Kenya’s regular chili exports to the European Union (EU) have been successfully resumed after a two-month hiatus. This interruption in exports stemmed from the interception of chili shipments in July that failed to meet the EU’s stringent phytosanitary standards. This breakthrough signifies Kenya’s commitment to global trade and quality standards.
The Kenya Plants Health Inspectorate Service (KEPHIS) has played a pivotal role in resolving the chili export issue. According to KEPHIS’s Managing Director, Theophilus Mutui, there have been no further incidents since July, and Kenya is actively collaborating with the EU to establish clear and consistent export standards to maintain its reputation as a reliable supplier of agricultural products to international markets.
The EU has proceeded to proactively show its support in helping Kenya meet its export requirements and prevent future disruptions by donating laboratory testing equipment worth 3.1 million Kenya Shillings. These Certified Reference Materials (CRMs), calibrated to EU standards, will enable Kenya to meet Global Good Agricultural Practices (Global GAP) criteria for pesticide residue levels, aligning its agricultural products with EU regulations.

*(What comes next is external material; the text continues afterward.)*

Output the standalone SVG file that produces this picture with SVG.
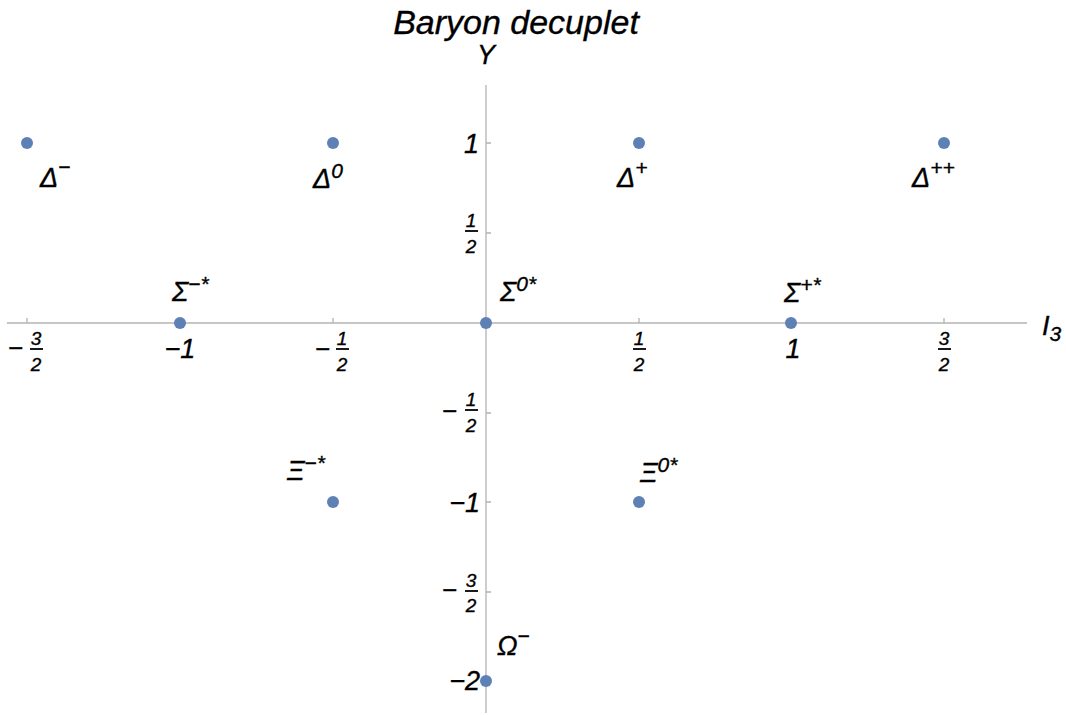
<svg xmlns="http://www.w3.org/2000/svg" width="1066" height="715" viewBox="0 0 1066 715">
<style>
text{font-family:"Liberation Sans",Arial,sans-serif;font-style:italic;fill:#000;stroke:#000;stroke-width:0.35}
.lbl{font-size:27px}
.sup{font-size:21px}
.tk{font-size:27px}
.fr{font-size:19px}
.mn{font-size:26px}
.ax{stroke:#b3b3b3;stroke-width:1.3;fill:none}
.bar{stroke:#000;stroke-width:1.8}
.pt{fill:#5e81b5}
</style>
<rect width="1066" height="715" fill="#fff"/>
<text x="516" y="34" font-size="34" text-anchor="middle">Baryon decuplet</text>
<g id="axes">
<line class="ax" x1="7" y1="323" x2="1027" y2="323"/>
<line class="ax" x1="486" y1="85" x2="486" y2="713"/>
<path class="ax" d="M27 323v-5M180 323v-5M333 323v-5M639 323v-5M791 323v-5M944 323v-5M486 143h5M486 233h5M486 413h5M486 502h5M486 592h5M486 681h5"/>
<text x="486" y="64" class="lbl" text-anchor="middle">Y</text>
<text x="1042" y="335" class="lbl">I<tspan class="sup" dy="6">3</tspan></text>
</g>
<g id="xticks">
<text x="8" y="357" class="mn">−</text>
<text x="36" y="345" class="fr" text-anchor="middle">3</text><line class="bar" x1="30" y1="349" x2="43" y2="349"/><text x="36" y="371" class="fr" text-anchor="middle">2</text>
<text x="180" y="358" class="tk" text-anchor="middle">−1</text>
<text x="315" y="358" class="mn">−</text>
<text x="342" y="345" class="fr" text-anchor="middle">1</text><line class="bar" x1="336" y1="349" x2="349" y2="349"/><text x="342" y="371" class="fr" text-anchor="middle">2</text>
<text x="639" y="345" class="fr" text-anchor="middle">1</text><line class="bar" x1="633" y1="349" x2="646" y2="349"/><text x="639" y="371" class="fr" text-anchor="middle">2</text>
<text x="793" y="358" class="tk" text-anchor="middle">1</text>
<text x="944" y="345" class="fr" text-anchor="middle">3</text><line class="bar" x1="938" y1="349" x2="951" y2="349"/><text x="944" y="371" class="fr" text-anchor="middle">2</text>
</g>
<g id="yticks">
<text x="479" y="153" class="tk" text-anchor="end">1</text>
<text x="471" y="227" class="fr" text-anchor="middle">1</text><line class="bar" x1="465" y1="231" x2="478" y2="231"/><text x="471" y="253" class="fr" text-anchor="middle">2</text>
<text x="442" y="420" class="mn">−</text>
<text x="471" y="406" class="fr" text-anchor="middle">1</text><line class="bar" x1="465" y1="410" x2="478" y2="410"/><text x="471" y="432" class="fr" text-anchor="middle">2</text>
<text x="480" y="512" class="tk" text-anchor="end">−1</text>
<text x="442" y="599" class="mn">−</text>
<text x="471" y="587" class="fr" text-anchor="middle">3</text><line class="bar" x1="465" y1="591" x2="478" y2="591"/><text x="471" y="612" class="fr" text-anchor="middle">2</text>
<text x="480" y="690" class="tk" text-anchor="end">−2</text>
</g>
<g id="delta-minus"><circle class="pt" cx="27" cy="143" r="6"/><text x="40" y="187" class="lbl">Δ<tspan class="sup" dy="-13">−</tspan></text></g>
<g id="delta-zero"><circle class="pt" cx="333" cy="143" r="6"/><text x="313" y="188" class="lbl">Δ<tspan class="sup" dy="-10">0</tspan></text></g>
<g id="delta-plus"><circle class="pt" cx="639" cy="143" r="6"/><text x="617" y="187" class="lbl">Δ<tspan class="sup" dy="-12">+</tspan></text></g>
<g id="delta-plusplus"><circle class="pt" cx="944" cy="143" r="6"/><text x="912" y="187" class="lbl">Δ<tspan class="sup" dy="-12">++</tspan></text></g>
<g id="sigma-minus"><circle class="pt" cx="180" cy="323" r="6"/><text x="172" y="301" class="lbl">Σ<tspan class="sup" dy="-10">−*</tspan></text></g>
<g id="sigma-zero"><circle class="pt" cx="486" cy="323" r="6"/><text x="500" y="301" class="lbl">Σ<tspan class="sup" dy="-10">0*</tspan></text></g>
<g id="sigma-plus"><circle class="pt" cx="791" cy="323" r="6"/><text x="784" y="302" class="lbl">Σ<tspan class="sup" dy="-10">+*</tspan></text></g>
<g id="xi-minus"><circle class="pt" cx="333" cy="502" r="6"/><text x="287" y="480" class="lbl">Ξ<tspan class="sup" dy="-10">−*</tspan></text></g>
<g id="xi-zero"><circle class="pt" cx="639" cy="502" r="6"/><text x="640" y="482" class="lbl">Ξ<tspan class="sup" dy="-10">0*</tspan></text></g>
<g id="omega-minus"><circle class="pt" cx="486" cy="681" r="6"/><text x="497" y="655" class="lbl">Ω<tspan class="sup" dy="-12">−</tspan></text></g>
</svg>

Adolfo Cires, the EU’s Manager for Finance and Private Sector Development in Kenya, emphasized that these testing capabilities would streamline the evaluation of pesticide residue levels in crops, making the process more accurate and efficient. This enhancement in testing infrastructure is not only beneficial for Kenya but also sets a positive precedent for global agricultural trade.
Kenya will indeed increase its agri-produce exports to the EU market significantly by meeting international phytosanitary standards, aligning perfectly with the concept of ‘one test accepted globally,’ which promotes seamless international trade and harmonized standards for agricultural products.
The EU is a crucial trading partner for Kenya, with the country earning an estimated 188 billion Kenya Shillings in foreign exchange primarily from the export of vegetables, fruits, and flowers. The previously signed EU-Kenya Economic Partnership Agreement, which removed tariffs and quotas on all Kenyan exports of goods (excluding arms), further solidifies this vital economic relationship.